Weird KNIME Behaviour when integrating R Snippet into workflow, Node created an empty data table

Hello everyone,

This is my first time working with R in Knime and I am doing something wrong. I am trying to modify the Sentiment example from KNIME Example server (009007_SentimentClassification) to use with tweets instead of IMDB reviews.

As I got very poor result when I tried this workflow with my tweets data (66%), so I modified some parts of the original workflow starting with the Punctuation Erasure because I noticed that this node has a bug as described in

https://tech.knime.org/forum/knime-textprocessing/punctuation-erasure

The original part was: ... >> punctuation erasure >> Number Filter >> N chars filter >> Stop word filter >> Case Converter >> Snowball Stemmer >> Bag of Words Creator >> ...
 

I am trying to replace most of the nodes with one R Snippet node with the followings contents

library('stringr')

# punctuation erasure
knime.in$"Document" <- str_replace_all(knime.in$"Document", "[[:punct:]]", " ")
# rename column
colnames(knime.in) <- "Document2"
# reduce multiple space characters to 1
knime.in <- as.data.frame(apply(knime.in,2,function(x) gsub("(?<=[\\s])\\s*|^\\s+|\\s+$", "", x, perl=TRUE)))
#convert to lower case
as.data.frame(sapply(knime.in, tolower))

knime.out <- knime.in

And the workflow part becomes: ... > R Snippet > Strings to documents >Number filter > N chars filter > Stop word filter > Case converter > Column filter > Snowball stemmer > Bag of words creator > ...

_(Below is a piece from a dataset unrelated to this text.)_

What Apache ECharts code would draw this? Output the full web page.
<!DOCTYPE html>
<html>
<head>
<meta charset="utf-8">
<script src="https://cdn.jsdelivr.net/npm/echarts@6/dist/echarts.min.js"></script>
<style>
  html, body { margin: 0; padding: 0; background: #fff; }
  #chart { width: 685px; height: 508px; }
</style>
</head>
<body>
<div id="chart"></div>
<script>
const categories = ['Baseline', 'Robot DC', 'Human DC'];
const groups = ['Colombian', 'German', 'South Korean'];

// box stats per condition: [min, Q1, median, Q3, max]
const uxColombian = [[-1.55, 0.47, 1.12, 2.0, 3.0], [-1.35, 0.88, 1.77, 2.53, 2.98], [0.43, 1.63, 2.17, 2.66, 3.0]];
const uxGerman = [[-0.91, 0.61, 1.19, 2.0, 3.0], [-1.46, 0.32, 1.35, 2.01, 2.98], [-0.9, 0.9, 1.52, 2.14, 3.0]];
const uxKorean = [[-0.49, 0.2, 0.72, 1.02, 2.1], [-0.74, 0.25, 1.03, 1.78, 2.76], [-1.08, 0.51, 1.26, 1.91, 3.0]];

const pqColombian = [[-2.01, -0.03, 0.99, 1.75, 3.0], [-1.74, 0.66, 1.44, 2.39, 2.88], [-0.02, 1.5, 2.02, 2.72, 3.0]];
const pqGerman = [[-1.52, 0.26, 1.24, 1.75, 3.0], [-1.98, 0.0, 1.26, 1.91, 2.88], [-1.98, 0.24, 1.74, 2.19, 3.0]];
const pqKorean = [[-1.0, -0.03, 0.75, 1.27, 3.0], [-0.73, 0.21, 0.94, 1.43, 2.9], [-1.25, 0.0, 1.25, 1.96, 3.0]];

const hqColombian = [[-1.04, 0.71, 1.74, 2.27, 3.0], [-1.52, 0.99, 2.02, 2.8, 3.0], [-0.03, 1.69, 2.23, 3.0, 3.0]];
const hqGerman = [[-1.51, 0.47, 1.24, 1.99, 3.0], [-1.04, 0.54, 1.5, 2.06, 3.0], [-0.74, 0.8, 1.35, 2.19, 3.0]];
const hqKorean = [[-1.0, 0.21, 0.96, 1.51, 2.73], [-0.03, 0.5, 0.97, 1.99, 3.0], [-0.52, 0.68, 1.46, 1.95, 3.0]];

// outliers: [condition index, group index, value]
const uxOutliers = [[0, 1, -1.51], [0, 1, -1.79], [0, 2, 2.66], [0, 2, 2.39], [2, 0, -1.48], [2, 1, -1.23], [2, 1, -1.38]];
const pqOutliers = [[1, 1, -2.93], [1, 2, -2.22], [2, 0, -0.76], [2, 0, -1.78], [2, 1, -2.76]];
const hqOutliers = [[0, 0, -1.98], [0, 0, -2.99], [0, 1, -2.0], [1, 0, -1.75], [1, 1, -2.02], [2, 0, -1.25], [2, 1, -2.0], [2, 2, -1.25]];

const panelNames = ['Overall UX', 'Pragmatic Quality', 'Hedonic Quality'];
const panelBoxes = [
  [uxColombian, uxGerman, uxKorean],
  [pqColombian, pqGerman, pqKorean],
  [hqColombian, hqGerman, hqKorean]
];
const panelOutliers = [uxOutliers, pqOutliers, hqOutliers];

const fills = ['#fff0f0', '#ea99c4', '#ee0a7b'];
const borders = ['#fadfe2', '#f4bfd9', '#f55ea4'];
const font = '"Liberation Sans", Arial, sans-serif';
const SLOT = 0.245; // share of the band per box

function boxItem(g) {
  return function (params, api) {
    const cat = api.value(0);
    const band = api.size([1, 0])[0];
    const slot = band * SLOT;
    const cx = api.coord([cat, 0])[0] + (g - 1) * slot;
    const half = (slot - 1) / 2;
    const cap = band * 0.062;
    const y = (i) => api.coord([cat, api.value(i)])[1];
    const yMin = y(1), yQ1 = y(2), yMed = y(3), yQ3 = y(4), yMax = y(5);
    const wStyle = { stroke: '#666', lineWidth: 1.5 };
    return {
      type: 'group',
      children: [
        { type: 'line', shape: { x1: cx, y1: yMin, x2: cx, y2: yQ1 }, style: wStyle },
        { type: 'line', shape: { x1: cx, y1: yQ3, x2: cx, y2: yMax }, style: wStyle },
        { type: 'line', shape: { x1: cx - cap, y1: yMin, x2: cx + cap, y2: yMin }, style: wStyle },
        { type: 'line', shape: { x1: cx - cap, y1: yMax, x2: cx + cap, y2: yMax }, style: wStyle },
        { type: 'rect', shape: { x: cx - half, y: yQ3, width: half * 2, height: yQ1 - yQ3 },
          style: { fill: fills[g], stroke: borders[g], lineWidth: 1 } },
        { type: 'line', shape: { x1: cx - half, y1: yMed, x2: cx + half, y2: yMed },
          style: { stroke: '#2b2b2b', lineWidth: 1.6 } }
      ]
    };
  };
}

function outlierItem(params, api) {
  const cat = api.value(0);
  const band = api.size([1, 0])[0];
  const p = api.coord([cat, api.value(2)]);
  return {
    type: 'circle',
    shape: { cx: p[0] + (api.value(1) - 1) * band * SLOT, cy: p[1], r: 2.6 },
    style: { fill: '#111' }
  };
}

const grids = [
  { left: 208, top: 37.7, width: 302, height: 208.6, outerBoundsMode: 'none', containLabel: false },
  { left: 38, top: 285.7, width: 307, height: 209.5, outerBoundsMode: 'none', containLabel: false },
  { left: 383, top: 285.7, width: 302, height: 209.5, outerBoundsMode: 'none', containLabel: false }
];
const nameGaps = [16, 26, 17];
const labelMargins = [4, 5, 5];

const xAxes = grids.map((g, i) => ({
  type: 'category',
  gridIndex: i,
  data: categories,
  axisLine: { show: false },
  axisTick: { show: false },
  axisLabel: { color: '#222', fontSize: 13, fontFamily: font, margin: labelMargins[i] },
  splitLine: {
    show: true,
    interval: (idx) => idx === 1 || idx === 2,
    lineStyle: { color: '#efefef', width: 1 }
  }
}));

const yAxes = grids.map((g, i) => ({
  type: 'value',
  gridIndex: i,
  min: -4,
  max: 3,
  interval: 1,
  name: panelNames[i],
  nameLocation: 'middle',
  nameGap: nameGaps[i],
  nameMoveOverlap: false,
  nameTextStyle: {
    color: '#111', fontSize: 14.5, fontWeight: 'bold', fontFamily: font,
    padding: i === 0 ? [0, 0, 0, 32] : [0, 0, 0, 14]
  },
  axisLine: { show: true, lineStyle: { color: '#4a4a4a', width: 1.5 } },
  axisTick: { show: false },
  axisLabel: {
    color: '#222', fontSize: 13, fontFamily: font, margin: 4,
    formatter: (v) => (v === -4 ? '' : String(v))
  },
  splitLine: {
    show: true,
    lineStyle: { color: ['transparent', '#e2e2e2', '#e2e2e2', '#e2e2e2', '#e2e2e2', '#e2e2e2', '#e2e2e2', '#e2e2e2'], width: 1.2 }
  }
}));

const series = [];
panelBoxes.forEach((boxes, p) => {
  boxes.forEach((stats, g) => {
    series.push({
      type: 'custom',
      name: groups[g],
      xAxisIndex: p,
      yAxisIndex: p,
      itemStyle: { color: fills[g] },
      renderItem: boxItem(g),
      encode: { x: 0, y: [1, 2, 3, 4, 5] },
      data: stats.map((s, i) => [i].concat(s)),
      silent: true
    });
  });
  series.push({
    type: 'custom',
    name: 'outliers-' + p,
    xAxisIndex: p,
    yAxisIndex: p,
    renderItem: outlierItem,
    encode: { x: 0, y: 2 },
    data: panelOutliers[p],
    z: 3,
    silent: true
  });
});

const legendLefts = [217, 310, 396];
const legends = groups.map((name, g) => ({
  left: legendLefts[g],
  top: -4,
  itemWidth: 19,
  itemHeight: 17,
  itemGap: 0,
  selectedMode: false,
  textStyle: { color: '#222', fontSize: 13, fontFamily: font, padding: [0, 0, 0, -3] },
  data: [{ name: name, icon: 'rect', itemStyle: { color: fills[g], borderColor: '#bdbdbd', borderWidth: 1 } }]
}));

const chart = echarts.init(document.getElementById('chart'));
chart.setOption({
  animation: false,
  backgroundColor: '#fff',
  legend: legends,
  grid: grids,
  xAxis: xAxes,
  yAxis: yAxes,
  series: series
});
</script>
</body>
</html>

At the node Bag of words creator I received the warning

Node created an empty data table.

Until now, I cannot resolve this problem, I have checked every step and setting for the nodes that i used without any luck. Do you have any idea what was wrong?

 

Use the String To Document after the R snippet node. That forces you to work with the two columns (Sentiment and Text) but at least R will understand the data - otherwise R only appears to see the Title and not the Full-text.

BTW it occurs to me that you should not put Sentiment into the Title because it will be part of the actual Document and then part of the explanatory variables. That's at least how it was set in the attached workflow... The alternative is to create an empty string column and use that as title or text.